As reported by Cointelegraph the mentioned cryptocurrency exchange has been surrounded by a lot of controversies as many believe that QuadrigaCX’s cold wallets never existed. It is now a known fact that Cotten normally ran the business from his personal laptop to whom the excess is lost as it was protected by the encryption supposedly only known by Cotten.
Meanwhile, QuadrigaCX has been granted an order for creditor protection in the Nova Scotia Supreme Court. The court granted the exchange a 30-day stay of proceedings (ending on March 7) to search for the missing funds and has appointed the auditing firm Ernst & Young as the monitor.
The suspicion surrounding the matter came from some of the court documents that were cited by the Globe and the Mail showing that Cotten wrote his will only 12 days before his death in which he appointed his wife Jennifer Robertson as his successor while she stated that she could find any document regarding the encryption password for Cotten’s laptop.
Also, an alleged copy of Cotten’s death certificate, issued by the Indian government, recently surfaced on Reddit among the users of concern in which it can be seen that Cotten’s surname was misspelled.
Another major headline regarding this news story came out on Friday as James Edwards, a cryptocurrency analyst, reviewed the publically available transactions of the exchange, and found no evidence that the exchange controlled any of the wallets it claimed to.
“It appears that there are no identifiable cold wallet reserves for QuadrigaCX”
According to his reasearch, there were wallets associated with the exchange with larger balances once, but those balances are now very low. Currently, the largest wallet is apparently a hot wallet, which is used for transactional purposes.
This only goes to show how dangerous is to be keeping your cryptocurrency on the exchanges especially for trading purposes as they are so vastly exploited either directly by the owners or are subject to hacker exploitation of their vulnerabilities.
While we are on this subject another headline that is worth mentioning is regarding the vulnerability exploit on the ZCash blockchain
From the start of the week on Monday 4th when the price of Bitcoin was $3506 at the open we have seen at first the price being stuck in a horizontal range from which ti came down to $3430 area which is where its horizontal support was.
This interaction with the horizontal range support level was the ending point of the Z wave from a Minor WXYXZ correction which is why the next impulsive move to the upside started developing.

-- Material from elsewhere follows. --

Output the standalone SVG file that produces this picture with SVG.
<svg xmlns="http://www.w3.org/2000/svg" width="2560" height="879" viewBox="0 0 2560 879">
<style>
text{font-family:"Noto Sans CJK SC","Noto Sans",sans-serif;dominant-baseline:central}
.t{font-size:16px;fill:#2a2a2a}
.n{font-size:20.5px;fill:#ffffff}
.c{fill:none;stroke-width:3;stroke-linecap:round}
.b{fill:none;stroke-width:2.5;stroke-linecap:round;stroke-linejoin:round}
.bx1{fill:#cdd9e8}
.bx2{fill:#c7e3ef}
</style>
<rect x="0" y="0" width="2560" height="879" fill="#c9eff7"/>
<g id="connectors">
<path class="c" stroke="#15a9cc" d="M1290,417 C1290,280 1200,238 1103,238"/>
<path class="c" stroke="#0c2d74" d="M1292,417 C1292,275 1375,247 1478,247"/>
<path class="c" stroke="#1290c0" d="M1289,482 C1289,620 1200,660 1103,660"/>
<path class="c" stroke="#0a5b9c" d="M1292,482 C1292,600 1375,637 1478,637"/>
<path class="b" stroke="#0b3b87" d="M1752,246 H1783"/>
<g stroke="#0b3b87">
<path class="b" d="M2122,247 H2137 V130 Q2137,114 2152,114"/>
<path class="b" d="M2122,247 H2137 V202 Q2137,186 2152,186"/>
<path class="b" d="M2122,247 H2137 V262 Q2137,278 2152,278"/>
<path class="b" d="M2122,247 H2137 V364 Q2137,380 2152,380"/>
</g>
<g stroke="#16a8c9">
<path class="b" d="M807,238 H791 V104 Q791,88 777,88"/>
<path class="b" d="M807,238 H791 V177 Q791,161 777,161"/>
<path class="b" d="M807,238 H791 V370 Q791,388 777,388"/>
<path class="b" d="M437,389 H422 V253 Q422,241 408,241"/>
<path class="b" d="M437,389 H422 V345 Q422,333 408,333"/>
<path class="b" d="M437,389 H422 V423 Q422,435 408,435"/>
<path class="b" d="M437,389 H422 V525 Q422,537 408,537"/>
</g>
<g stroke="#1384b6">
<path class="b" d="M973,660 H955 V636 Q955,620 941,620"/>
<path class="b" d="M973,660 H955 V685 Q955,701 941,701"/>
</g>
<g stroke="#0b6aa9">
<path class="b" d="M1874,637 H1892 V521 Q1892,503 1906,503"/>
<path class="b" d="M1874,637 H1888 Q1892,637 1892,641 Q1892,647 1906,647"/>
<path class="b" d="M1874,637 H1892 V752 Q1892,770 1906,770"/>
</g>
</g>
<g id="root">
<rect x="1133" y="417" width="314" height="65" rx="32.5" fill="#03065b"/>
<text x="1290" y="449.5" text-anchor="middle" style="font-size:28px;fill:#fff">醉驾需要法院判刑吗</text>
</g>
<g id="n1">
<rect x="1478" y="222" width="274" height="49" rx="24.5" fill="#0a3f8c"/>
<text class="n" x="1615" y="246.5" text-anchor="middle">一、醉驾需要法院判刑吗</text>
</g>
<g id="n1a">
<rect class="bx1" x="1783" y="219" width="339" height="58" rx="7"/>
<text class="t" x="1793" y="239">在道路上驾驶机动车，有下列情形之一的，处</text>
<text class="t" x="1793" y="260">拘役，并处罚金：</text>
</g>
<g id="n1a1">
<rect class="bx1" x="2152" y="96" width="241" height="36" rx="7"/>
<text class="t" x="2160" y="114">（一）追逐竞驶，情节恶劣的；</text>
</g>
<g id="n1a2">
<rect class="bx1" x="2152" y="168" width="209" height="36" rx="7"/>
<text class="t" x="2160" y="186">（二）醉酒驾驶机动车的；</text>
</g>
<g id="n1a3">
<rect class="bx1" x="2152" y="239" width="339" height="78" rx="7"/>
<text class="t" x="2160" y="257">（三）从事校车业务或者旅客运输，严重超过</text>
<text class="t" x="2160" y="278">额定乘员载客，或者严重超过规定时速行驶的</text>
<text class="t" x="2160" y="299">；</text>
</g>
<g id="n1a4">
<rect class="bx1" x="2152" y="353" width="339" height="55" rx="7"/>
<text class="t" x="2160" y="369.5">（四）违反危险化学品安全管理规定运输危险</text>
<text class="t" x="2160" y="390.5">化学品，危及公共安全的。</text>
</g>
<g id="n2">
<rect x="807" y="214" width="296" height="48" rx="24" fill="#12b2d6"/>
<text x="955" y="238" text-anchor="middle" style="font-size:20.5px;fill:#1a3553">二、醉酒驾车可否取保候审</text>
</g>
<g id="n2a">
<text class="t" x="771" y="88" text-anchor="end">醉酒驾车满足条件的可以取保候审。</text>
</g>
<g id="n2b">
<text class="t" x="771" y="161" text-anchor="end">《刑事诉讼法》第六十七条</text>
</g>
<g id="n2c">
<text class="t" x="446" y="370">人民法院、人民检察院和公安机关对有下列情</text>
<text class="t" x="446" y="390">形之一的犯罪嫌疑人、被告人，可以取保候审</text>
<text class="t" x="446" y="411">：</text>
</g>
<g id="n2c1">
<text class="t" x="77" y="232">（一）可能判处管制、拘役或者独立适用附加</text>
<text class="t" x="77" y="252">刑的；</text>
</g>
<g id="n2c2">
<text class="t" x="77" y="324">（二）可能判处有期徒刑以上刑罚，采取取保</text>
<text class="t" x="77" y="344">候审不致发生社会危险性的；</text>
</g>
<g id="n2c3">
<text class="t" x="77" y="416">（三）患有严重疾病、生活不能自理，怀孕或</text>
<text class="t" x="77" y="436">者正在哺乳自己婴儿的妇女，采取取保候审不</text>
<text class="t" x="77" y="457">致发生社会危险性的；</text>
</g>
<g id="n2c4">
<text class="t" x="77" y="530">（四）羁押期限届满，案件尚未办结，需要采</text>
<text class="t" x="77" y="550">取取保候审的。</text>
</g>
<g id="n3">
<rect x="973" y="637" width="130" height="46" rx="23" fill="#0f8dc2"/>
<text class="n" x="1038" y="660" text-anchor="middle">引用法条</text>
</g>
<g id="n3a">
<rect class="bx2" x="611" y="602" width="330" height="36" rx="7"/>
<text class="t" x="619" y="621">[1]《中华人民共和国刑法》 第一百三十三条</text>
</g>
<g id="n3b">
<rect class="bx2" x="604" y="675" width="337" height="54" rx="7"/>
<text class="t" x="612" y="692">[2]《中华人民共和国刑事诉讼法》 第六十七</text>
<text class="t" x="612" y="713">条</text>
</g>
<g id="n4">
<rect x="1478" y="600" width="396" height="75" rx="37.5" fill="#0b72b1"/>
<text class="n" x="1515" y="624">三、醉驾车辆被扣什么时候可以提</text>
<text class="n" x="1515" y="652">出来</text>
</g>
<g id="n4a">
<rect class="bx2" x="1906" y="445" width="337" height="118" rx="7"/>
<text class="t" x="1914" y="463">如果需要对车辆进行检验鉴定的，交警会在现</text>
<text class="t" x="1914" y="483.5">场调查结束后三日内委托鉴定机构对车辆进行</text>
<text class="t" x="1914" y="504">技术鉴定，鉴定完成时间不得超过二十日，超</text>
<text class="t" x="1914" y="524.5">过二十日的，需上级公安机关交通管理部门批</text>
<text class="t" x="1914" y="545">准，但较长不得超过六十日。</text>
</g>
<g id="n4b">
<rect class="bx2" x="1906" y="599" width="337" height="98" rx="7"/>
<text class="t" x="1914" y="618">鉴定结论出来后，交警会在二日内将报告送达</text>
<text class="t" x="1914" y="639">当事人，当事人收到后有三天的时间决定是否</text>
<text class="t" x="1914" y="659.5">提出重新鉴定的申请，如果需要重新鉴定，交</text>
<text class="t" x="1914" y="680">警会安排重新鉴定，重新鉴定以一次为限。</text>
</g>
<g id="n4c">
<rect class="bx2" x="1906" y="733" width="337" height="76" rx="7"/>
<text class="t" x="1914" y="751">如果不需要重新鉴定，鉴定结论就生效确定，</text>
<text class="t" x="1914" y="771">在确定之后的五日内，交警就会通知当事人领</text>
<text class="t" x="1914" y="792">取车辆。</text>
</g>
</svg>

The price came up from $3430 support to around $3800 at it’s highest point on Friday where the 0.5 Fibonacci level is which was an increase of 10.63% and breaking out from the falling wedge in which the Minor correction has been made. The price interacted with the descending channel which can be clearly seen on the below chart so the price encountered resistance at those levels but judging by the cluster made around there both buyers and sellers are aggressive at this point so we are not seeing an immediate rejection buy more of a struggle for the maintenance of control.
As this increase that started on Friday is most likely the continuation of the impulsive move that lasted until 24th of December we are going to see further increase. The first target would be at the bold black line intersection with the 0.618 Fibonacci level at $3936 but we might see the price headed further up. The bold black line is the baseline support from the start of the bear market and was well respected until 21th of November when it got broken to the downside, so this current correction to the upside is the retest for resistance which already happened on the first wave, so it ending as the second interaction with the mentioned level would only be logical.
But as the Z wave is a higher low compared to the one when the price moved impulsively to the downside breaking the baseline support, we might see the Y wave ending higher than the W wave ending point which is at around $4340.
In the upcoming period, I would be expecting further retracement and sideways movement for the price of Bitcoin until firm support is established after which according to my projection further increase is to be made for the price of Bitcoin.